Housing, Credit Conditions, & More
Week in Review: Apr. 17-21
This week gave us six different releases on the housing market, which continues to be defined by high mortgage rates and low supply. The highlight of my week—at least in terms of economic news—was the Beige Book (Wednesday), which is a summary of interviews with business leaders in each of the 12 Fed districts. I usually make a joke about using the Beige Book as a sedative, but this time around it has some pretty useful information on credit conditions.
NAHB/Wells Fargo Housing Market Index
This index, based on a survey of home builders and pertaining only to the single-family housing market, increased (just barely) for the fourth straight month in April but is still very low by historical standards. Here’s the biggest takeaway from this release: “Currently, one-third of housing inventory is new construction, compared to historical norms of a little more than 10%.” High mortgage rates are suppressing demand, but they also seem to be preventing people from moving, limiting the supply of existing homes.
Gas prices increased for the third straight week, up about $0.06, during the week ending April 17. Prices are now at their highest level since the middle of November but are still down about $0.40 over the past year.
TSA Checkpoint Travel Numbers
Travel numbers for the week ending 4/18/2023 were below 2019 levels for the second straight week, but only by 1.2%. Given high airline fares and what has to be diminished business travel, not bad.
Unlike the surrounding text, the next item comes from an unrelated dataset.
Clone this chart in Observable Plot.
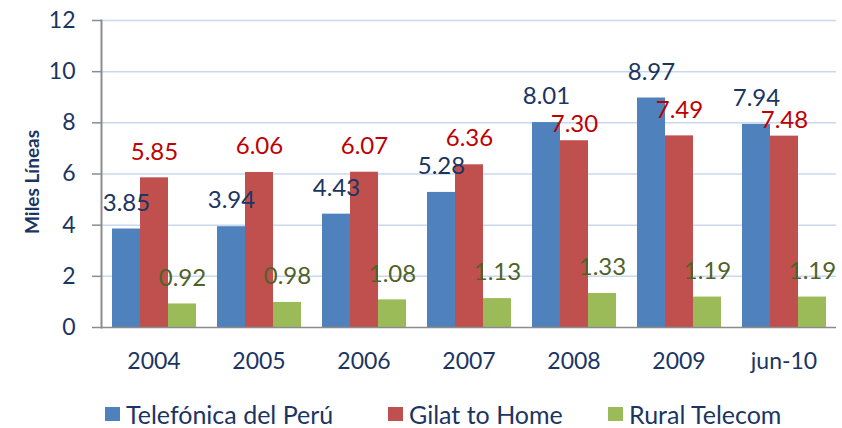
<!DOCTYPE html>
<html>
<head>
<meta charset="utf-8">
<script src="https://cdn.jsdelivr.net/npm/d3@7"></script>
<script src="https://cdn.jsdelivr.net/npm/@observablehq/plot@0.6"></script>
<style>
  html, body { margin: 0; padding: 0; background: #ffffff; }
  #chart { width: 842px; height: 395px; }
  #legend { position: relative; width: 842px; height: 33px; font-family: Lato, sans-serif; }
  .item { position: absolute; top: 4px; display: flex; align-items: center; font-size: 25px; line-height: 30px; color: #1b3563; white-space: nowrap; }
  .sw { width: 15px; height: 14px; margin-right: 6px; }
</style>
</head>
<body>
<div id="chart"></div>
<div id="legend"></div>
<script>
const categories = ["2004", "2005", "2006", "2007", "2008", "2009", "jun-10"];
const series = ["Telefónica del Perú", "Gilat to Home", "Rural Telecom"];
const telefonica = [3.85, 3.94, 4.43, 5.28, 8.01, 8.97, 7.94];
const gilat = [5.85, 6.06, 6.07, 6.36, 7.30, 7.49, 7.48];
const rural = [0.92, 0.98, 1.08, 1.13, 1.33, 1.19, 1.19];
const yTicks = [0, 2, 4, 6, 8, 10, 12];
const yTitle = "Miles Líneas";

const barColors = ["#4f81bd", "#c0504d", "#9bbb59"];
const labelColors = ["#1b3563", "#c00000", "#4f6228"];
const navy = "#1b3563";
const axisGray = "#8c8c8c";
const gridColor = "#c8d8ee";

const values = [telefonica, gilat, rural];
const rows = categories.flatMap((c, i) =>
  series.map((s, k) => ({
    cat: c, series: s, value: values[k][i],
    // a red label sitting just under a slightly taller blue bar is nudged down, as in the source
    crowded: k === 1 && telefonica[i] > gilat[i] && telefonica[i] - gilat[i] < 1
  }))
);

const labelMark = (data, k, dy) => Plot.text(data, {
  fx: "cat", x: "series", y: "value",
  text: d => d.value.toFixed(2),
  dy, fill: labelColors[k], fontSize: 24
});

const chart = Plot.plot({
  width: 842,
  height: 395,
  marginLeft: 99,
  marginRight: 4,
  marginTop: 20,
  marginBottom: 68,
  style: {fontFamily: "Lato, sans-serif", background: "white"},
  fx: {domain: categories, padding: 0},
  x: {domain: series, paddingInner: 0, paddingOuter: 0.375, axis: null},
  y: {domain: [0, 12]},
  color: {domain: series, range: barColors},
  marks: [
    Plot.gridY(yTicks.slice(1), {stroke: gridColor, strokeOpacity: 1, strokeWidth: 1.5}),
    Plot.barY(rows, {fx: "cat", x: "series", y: "value", fill: "series"}),
    ...series.map((s, k) => labelMark(rows.filter(d => d.series === s && !d.crowded), k, -26)),
    labelMark(rows.filter(d => d.crowded), 1, -16),
    Plot.ruleY([0], {stroke: axisGray, strokeWidth: 1.5}),
    Plot.frame({anchor: "left", facetAnchor: "left", stroke: axisGray, strokeWidth: 2}),
    Plot.axisY({ticks: yTicks, tickSize: 9, tickPadding: 17, stroke: axisGray, strokeWidth: 1.5,
      color: navy, fontSize: 23, label: null, tickFormat: d => String(d)}),
    Plot.axisFx({anchor: "bottom", tickSize: 0, tickPadding: 25, fontSize: 23, color: navy, label: null}),
    Plot.text([yTitle], {text: d => d, frameAnchor: "left", facetAnchor: "left", dx: -69, dy: 60,
      rotate: -90, fontWeight: "bold", fontSize: 19, fill: navy})
  ]
});
document.getElementById("chart").appendChild(chart);

const legend = document.getElementById("legend");
const lefts = [105, 388, 608];
series.forEach((s, k) => {
  const item = document.createElement("div");
  item.className = "item";
  item.style.left = lefts[k] + "px";
  const sw = document.createElement("span");
  sw.className = "sw";
  sw.style.background = barColors[k];
  const t = document.createElement("span");
  t.textContent = s;
  item.appendChild(sw);
  item.appendChild(t);
  legend.appendChild(item);
});
</script>
</body>
</html>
New Residential Construction Report
This report covers a few different indicators. We’ll start with building permits (authorizations for new residential construction), which fell 8.8% in March and are down 24.8% year over year. Permitting for single-family units actually increased slightly, while permits for multifamily units plunged nearly 25%.
Starts inched lower in March, with the same dynamic of a slight uptick for single-family units but a decline for multifamily units, but over the past year multifamily starts have still performed significantly better.
The total number of housing units under construction fell slightly but remains pretty high by historical standards, and March set another new record for the most multifamily units under construction at one time (941,000).
These data can be pretty noisy from month to month, but I think the takeaways are the same as they have been: multifamily is outperforming single-family due to high mortgage rates, and overall residential construction is significantly lower than it was a year ago due to high interest rates and tightening credit conditions.